To be sure, his death means I have lost the wise counsel of a man quickly becoming something like a mentor and the brilliant conversation of a man quickly becoming something like a friend. But I only had the privilege to be personally close to Fr. Neuhaus for the five months I have been at First Things . More than anything else, then, his death means that I have lost a hero for whom there is no substitute.

Like many of my generation, I was largely (not, thank God, entirely) formed by the atmosphere of shrill triviality and insistent appetite we persist in calling our culture. And like many of my generation, I felt vaguely oppressed by the banality and ugliness but did not know how to attack the worldview behind it.

Illumination and consolation eventually came to me from the usual sources, especially C.S. Lewis and G.K. Chesterton, but for all their enduring power, many of their answers were only adequate to the questions of a rather different time. Such faith and sanity as they made possible for me might not have survived the full-immersion in elite intellectual culture that I received in college had I not discovered First Things .

If Lewis and Chesterton were canonical scriptures, First Things was a living magisterium; and there could be no mistaking who was pope.
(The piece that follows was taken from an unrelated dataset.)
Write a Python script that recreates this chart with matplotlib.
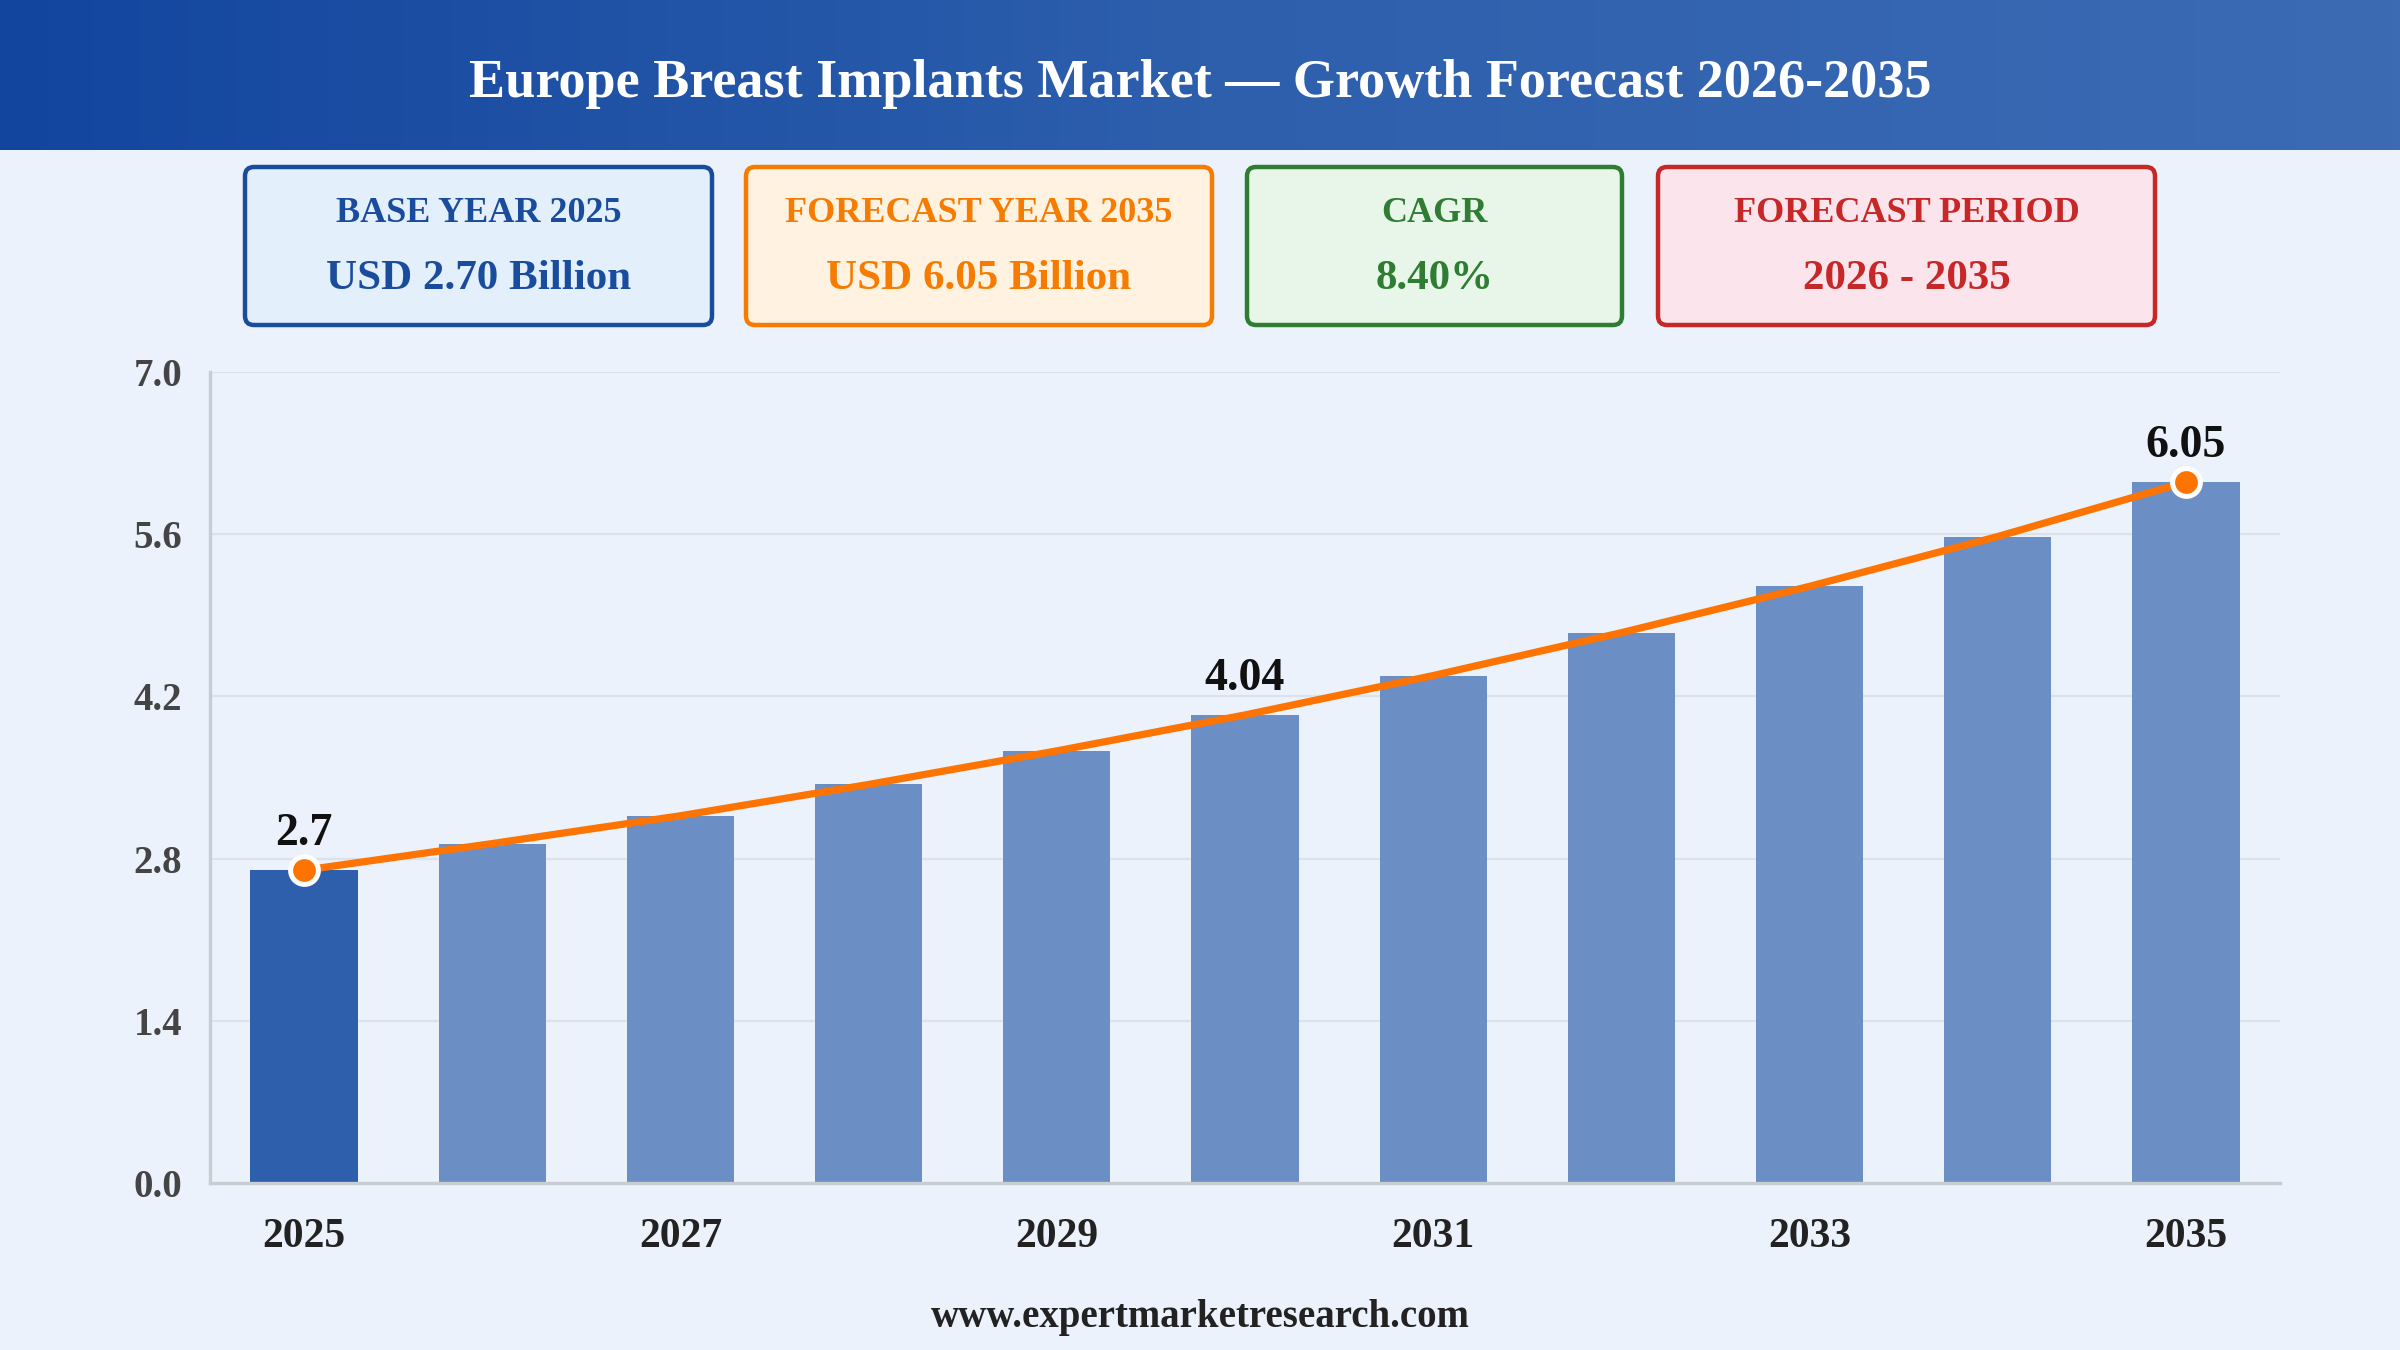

This Richard John Neuhaus character, I found, thought deeply about practically everything, always with the sense of humor inseparable from sanity. And he could write. Good Lord, could he write. Committed secularists should read Neuhaus for the same reason I read Christopher Hitchens: At the very least you have a good time.

Those who say Fr. Neuhaus’ work will remain relevant for (at least) decades no doubt speak the truth. As the man has, we firmly hope, entered into glory, his work enters the canon alongside the work of Lewis, Chesterton, and all God’s happy skirmishers. All we who labor in our various ways to make the world more fit for human habitation will, again and again, find illumination and consolation in the writings of Richard John Neuhaus.

But what will we do, what will I do without his living example, his courage and confidence in the face of immediate challenges?

All yesterday, the day of his funeral, these lines from Chesterton’s poem dedicating The Man Who Was Thursday to E.C. Bentley played on a loop in my head:

A cloud was on the mind of men, and wailing went the weather,
Yea, a sick cloud upon the soul when we were boys together . . . .
Children we were—our forts of sand were even as weak as we,
High as they went we piled them up to break that bitter sea . . . .
Not all unhelped we held the fort, our tiny flags unfurled;
Some giants laboured in that cloud to lift it from the world.

On the 8th of January we lost a giant, a man on a different scale from most men. No doubt the Lord he followed will, one way or another, supply the lack. But for now we mourn the loss.